## THE EXERCISE
Identify the lines containing the word "script". Copy each one.

## DATA PROVIDED
════════

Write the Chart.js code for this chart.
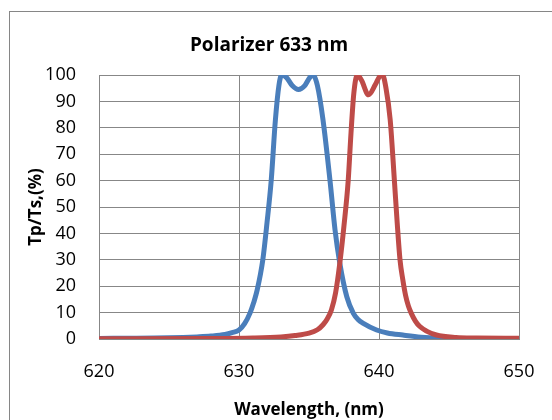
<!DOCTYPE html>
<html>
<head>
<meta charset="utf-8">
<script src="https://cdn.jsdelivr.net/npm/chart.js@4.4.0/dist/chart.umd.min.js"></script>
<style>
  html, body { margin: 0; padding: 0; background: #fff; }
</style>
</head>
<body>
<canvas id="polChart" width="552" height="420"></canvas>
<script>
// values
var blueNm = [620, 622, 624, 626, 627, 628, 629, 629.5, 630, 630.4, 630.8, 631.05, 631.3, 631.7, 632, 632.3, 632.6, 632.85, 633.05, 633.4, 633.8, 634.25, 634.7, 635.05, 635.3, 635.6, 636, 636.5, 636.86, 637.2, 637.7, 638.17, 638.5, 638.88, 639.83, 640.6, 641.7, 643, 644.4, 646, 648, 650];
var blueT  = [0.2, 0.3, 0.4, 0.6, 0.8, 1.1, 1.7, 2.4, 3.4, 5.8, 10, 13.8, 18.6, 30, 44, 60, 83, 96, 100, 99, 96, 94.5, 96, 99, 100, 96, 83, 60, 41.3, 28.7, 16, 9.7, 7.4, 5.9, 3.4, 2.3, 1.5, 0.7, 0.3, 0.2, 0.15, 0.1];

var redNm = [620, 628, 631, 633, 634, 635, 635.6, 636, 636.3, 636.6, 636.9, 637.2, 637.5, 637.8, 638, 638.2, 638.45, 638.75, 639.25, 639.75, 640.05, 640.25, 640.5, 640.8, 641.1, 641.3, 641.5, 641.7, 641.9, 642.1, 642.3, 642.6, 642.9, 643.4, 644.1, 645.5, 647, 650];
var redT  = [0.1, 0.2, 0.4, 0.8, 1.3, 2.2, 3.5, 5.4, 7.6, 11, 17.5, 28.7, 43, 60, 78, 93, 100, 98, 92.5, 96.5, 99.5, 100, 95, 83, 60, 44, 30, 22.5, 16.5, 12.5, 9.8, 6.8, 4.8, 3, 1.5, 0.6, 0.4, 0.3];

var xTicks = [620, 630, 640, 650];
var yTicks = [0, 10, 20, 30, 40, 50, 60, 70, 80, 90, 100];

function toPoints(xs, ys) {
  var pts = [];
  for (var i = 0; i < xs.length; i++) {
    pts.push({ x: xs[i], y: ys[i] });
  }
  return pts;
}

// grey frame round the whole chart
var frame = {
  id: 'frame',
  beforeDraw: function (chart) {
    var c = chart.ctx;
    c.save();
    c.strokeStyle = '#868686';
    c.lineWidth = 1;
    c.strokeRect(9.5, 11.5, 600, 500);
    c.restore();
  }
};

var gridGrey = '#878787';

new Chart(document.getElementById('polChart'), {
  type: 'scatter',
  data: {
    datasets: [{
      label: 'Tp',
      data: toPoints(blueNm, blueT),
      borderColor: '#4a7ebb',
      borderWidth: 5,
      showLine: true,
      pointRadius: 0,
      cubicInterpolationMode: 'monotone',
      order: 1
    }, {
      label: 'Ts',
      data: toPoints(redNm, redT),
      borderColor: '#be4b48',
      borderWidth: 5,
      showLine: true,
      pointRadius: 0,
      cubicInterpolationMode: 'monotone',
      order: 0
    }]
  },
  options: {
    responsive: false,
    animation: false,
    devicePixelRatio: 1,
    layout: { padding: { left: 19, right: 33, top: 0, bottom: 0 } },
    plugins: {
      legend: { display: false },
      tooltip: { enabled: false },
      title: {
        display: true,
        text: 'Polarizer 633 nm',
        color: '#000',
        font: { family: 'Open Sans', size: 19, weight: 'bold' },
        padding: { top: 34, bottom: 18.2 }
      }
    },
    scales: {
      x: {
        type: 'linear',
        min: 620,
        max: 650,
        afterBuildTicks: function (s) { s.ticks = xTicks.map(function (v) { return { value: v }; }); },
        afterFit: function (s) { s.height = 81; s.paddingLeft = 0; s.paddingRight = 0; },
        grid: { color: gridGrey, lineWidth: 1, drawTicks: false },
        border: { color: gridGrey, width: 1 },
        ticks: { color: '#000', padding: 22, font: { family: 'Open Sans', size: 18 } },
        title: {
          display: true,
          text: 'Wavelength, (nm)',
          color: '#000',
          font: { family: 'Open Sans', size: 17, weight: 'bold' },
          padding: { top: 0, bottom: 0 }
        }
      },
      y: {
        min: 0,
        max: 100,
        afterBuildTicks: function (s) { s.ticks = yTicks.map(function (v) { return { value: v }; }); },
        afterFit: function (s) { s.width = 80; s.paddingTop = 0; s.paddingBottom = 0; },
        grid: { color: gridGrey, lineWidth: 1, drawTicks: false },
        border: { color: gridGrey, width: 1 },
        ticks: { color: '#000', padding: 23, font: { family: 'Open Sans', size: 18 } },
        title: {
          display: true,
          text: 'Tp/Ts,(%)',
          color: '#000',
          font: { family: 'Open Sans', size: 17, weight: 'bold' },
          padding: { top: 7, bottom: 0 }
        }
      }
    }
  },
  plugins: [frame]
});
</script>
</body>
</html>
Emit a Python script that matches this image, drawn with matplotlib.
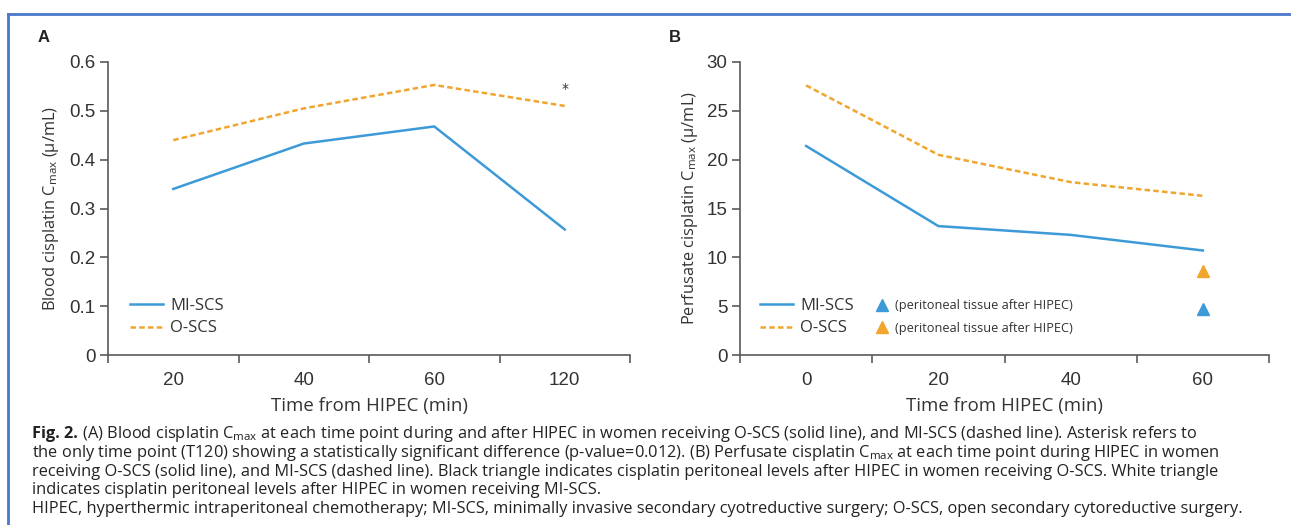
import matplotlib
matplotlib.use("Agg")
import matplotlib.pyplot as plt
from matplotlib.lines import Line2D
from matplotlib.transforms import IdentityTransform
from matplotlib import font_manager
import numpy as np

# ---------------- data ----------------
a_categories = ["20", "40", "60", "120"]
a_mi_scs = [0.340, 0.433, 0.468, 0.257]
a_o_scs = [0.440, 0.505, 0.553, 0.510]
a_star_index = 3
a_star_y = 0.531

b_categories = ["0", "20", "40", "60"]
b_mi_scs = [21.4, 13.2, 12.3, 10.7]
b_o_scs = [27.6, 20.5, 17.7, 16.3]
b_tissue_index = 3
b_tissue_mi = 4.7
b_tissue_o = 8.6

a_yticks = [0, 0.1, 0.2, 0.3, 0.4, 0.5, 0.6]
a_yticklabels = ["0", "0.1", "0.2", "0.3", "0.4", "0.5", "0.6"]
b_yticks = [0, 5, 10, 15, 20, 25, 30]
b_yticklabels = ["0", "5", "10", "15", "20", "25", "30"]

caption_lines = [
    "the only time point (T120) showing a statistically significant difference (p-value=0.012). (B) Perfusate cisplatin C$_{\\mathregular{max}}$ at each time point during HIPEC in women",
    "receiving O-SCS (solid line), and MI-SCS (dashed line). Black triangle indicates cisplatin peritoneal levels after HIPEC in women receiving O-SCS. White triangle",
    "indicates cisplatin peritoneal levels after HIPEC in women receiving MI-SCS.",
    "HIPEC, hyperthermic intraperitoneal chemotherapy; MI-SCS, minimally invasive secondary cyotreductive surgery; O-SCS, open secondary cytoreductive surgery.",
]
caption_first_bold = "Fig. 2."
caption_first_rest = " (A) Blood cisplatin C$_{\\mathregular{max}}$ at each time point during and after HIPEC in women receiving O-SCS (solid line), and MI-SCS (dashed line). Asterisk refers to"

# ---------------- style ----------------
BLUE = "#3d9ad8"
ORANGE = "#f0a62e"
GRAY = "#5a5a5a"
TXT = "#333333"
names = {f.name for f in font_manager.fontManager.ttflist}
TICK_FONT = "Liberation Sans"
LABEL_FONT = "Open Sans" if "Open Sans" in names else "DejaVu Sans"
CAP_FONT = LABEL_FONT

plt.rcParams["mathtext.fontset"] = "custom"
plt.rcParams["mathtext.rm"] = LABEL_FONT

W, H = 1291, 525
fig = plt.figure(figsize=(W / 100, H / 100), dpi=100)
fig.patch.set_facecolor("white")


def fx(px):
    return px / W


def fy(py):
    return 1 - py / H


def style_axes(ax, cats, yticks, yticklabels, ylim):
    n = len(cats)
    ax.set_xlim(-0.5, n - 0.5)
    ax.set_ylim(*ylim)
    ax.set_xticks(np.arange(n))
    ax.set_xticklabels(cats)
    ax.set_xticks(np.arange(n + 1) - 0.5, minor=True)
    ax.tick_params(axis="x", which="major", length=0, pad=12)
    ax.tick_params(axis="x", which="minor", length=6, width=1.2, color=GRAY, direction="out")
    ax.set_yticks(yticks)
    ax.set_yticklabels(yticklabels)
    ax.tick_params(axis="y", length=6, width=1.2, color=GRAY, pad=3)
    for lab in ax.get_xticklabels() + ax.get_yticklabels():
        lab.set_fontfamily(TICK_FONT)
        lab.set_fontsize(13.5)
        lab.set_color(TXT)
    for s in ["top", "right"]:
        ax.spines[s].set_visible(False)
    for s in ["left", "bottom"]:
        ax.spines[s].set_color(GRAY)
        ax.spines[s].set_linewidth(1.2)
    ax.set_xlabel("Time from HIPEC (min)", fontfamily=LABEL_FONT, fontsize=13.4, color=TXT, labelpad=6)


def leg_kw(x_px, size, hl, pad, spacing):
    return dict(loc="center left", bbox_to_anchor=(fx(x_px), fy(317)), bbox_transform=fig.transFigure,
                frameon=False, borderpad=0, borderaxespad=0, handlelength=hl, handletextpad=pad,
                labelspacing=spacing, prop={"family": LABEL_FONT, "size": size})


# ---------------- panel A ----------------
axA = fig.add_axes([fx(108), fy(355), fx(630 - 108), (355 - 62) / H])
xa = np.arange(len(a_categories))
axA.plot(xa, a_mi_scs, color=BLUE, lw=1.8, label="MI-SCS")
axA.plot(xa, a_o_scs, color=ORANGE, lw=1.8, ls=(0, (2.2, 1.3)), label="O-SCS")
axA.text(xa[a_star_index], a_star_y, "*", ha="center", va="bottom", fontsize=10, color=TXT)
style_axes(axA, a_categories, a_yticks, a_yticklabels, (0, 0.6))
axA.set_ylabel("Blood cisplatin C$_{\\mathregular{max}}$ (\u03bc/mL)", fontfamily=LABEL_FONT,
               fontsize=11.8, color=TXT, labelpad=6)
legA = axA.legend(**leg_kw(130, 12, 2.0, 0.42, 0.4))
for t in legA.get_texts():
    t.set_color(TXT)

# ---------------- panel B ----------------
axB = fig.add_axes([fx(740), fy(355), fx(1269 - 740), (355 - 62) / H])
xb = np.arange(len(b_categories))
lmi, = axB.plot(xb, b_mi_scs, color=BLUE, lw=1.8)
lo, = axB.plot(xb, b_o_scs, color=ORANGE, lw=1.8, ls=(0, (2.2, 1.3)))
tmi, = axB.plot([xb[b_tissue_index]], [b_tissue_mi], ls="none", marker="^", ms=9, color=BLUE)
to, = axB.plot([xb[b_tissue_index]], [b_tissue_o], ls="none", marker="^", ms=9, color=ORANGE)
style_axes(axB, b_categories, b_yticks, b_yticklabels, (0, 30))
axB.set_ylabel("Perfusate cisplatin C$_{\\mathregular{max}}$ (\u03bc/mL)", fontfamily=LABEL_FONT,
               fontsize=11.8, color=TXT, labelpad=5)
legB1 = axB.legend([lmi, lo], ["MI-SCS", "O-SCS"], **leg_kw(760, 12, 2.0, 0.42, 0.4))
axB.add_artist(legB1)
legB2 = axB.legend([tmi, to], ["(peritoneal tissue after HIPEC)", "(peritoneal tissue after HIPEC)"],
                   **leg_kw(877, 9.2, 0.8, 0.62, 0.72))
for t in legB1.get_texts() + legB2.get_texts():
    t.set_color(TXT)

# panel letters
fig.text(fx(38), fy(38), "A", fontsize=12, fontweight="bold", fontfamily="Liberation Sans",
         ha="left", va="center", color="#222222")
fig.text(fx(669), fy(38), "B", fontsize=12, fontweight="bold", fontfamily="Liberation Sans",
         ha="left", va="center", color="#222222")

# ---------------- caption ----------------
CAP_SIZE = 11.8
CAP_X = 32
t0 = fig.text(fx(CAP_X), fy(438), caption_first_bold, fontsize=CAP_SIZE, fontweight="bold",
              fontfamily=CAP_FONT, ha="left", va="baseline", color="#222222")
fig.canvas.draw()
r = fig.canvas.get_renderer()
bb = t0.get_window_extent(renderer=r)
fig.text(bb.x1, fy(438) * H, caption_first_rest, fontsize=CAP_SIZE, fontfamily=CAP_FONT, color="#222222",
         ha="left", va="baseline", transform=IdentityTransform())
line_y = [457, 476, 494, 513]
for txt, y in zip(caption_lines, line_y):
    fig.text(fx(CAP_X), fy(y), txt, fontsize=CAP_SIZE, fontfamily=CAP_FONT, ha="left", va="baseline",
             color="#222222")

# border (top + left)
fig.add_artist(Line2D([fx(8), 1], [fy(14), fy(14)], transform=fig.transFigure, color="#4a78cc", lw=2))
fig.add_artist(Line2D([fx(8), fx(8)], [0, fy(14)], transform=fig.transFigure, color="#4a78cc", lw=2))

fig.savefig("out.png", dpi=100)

════════

## SOLUTION FOR THIS EXERCISE
<script src="https://cdn.jsdelivr.net/npm/chart.js@4.4.0/dist/chart.umd.min.js"></script>
<script>
</script>
Emit a Python script that matches this image, drawn with matplotlib.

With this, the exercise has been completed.